B movie star Rondo Hatton (The Creeper) suffered from acromegaly, which caused abnormal facial features that made him ugly on the outside. Robert A. Burns, art director of The Texas Chainsaw Massacre and several other horror films, was normal on the outside but couldn’t find long-lasting love. He saw himself as flawed on the inside and envied Hatton, in part, because of his happy second marriage. Rondo and Bob is the story of these two men and how their lives, oddly enough, intertwine.
Written and directed by Joe O’Connell, Rondo and Bob includes new and archival footage of people who worked with Hatton and Burns. The doc features several names familiar to horror fans. They include Joe Bob Briggs, Stuart Gordon, Dee Wallace, various cast members of the Texas Chainsaw Massacre, among others. These tidbits and interviews are compelling, specifically, commentary on Burns’ art direction, not only on Chainsaw, but also The Howling, The Hills Have Eyes, and Re-Animator. Yet, for all the film analysis within this movie, there’s a human story at the center. Burns was obsessed with Hatton, to the point he used to carry around stills and other memorabilia. He seemed to envy the fact that the bit-playing monster actor eventually found love.
Likewise, the story of Hatton’s life is just as fascinating. A star football player in high school, Hatton was strikingly handsome. His deformities started after he returned from WWI, and he was eventually diagnosed with acromegaly. He worked as a journalist before landing numerous gigs in B movies to make quick money. Those who knew Hatton stressed that despite his physical grotesqueness, he was a normal and nice guy.
Meanwhile, the film at times asserts that there was something slightly off about Burns, that he had an emotional detachment from everything. For example, as a kid, he saw someone bleed all over the road after getting struck by a car. He didn’t seem emotionally bothered by it one bit. While one man may have been unsightly on the outside, the other was imperfect on the inside, or at least that’s how he thought about himself. It’s an interesting premise and contrast between these two men that grounds the movie.
If I can find any major fault with Rondo and Bob, it’s the reenactments. These scenes often feel jarring and contain clunky acting. I understand the point of trying to, in part, tell the story of Chainsaw’s origins, but the way it’s done doesn’t serve the film well. It’s too uneven in tone. The interviews and assessment of both Burns and Hatton’s legacies are far, far more interesting.
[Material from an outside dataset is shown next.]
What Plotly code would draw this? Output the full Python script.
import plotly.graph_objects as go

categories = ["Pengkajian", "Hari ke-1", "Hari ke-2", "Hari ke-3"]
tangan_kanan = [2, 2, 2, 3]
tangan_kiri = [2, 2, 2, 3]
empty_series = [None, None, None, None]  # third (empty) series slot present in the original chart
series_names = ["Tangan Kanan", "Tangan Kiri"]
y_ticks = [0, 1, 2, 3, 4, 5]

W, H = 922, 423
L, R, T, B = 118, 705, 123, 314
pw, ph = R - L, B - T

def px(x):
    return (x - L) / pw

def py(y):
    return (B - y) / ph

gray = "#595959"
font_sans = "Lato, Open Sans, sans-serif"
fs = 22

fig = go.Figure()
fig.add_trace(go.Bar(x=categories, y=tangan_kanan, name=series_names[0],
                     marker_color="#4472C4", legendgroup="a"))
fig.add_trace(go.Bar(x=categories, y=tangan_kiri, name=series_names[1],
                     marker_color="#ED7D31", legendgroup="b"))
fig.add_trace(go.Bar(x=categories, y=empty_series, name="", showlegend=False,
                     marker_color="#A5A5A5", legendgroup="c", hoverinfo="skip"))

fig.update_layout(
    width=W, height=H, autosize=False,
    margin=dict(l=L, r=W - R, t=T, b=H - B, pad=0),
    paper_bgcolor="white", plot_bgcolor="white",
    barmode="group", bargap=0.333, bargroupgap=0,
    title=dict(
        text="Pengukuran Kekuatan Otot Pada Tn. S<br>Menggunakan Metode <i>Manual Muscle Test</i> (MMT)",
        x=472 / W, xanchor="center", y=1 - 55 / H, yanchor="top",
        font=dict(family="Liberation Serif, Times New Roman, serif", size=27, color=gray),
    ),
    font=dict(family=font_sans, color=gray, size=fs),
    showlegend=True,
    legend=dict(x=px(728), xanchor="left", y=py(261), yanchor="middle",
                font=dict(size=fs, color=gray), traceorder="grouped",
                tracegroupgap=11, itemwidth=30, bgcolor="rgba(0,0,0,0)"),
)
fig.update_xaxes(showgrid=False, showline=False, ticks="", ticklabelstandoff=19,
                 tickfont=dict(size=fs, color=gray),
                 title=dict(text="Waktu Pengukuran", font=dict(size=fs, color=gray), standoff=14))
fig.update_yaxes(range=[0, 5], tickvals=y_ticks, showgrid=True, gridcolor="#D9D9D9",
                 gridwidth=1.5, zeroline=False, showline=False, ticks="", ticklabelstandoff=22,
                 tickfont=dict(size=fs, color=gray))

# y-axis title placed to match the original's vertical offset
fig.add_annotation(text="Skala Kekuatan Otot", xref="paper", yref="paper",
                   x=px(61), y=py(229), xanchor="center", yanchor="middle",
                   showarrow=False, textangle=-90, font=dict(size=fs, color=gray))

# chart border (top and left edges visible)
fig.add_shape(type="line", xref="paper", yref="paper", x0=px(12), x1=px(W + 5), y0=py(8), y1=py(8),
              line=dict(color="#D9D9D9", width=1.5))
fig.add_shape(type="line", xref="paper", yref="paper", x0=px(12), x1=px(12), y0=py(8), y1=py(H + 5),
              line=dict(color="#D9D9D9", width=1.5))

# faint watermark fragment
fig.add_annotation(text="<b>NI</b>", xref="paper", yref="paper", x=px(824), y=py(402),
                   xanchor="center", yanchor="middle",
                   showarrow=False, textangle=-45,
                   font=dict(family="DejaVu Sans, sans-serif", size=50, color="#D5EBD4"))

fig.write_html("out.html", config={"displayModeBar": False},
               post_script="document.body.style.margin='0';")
When it comes down to it, Rondo and Bob is a movie about what it means to be monstrous. Both Burns and Hatton had their own flaws, but they were intellectual and creative geniuses. It’s also a movie that addresses the legacies of these men and their indelible contributions to the genre. Beyond the horror, however, there’s an intriguing story about two men, told best not by reenactments but by those who worked with them, were influenced by them, or knew them on the personal level.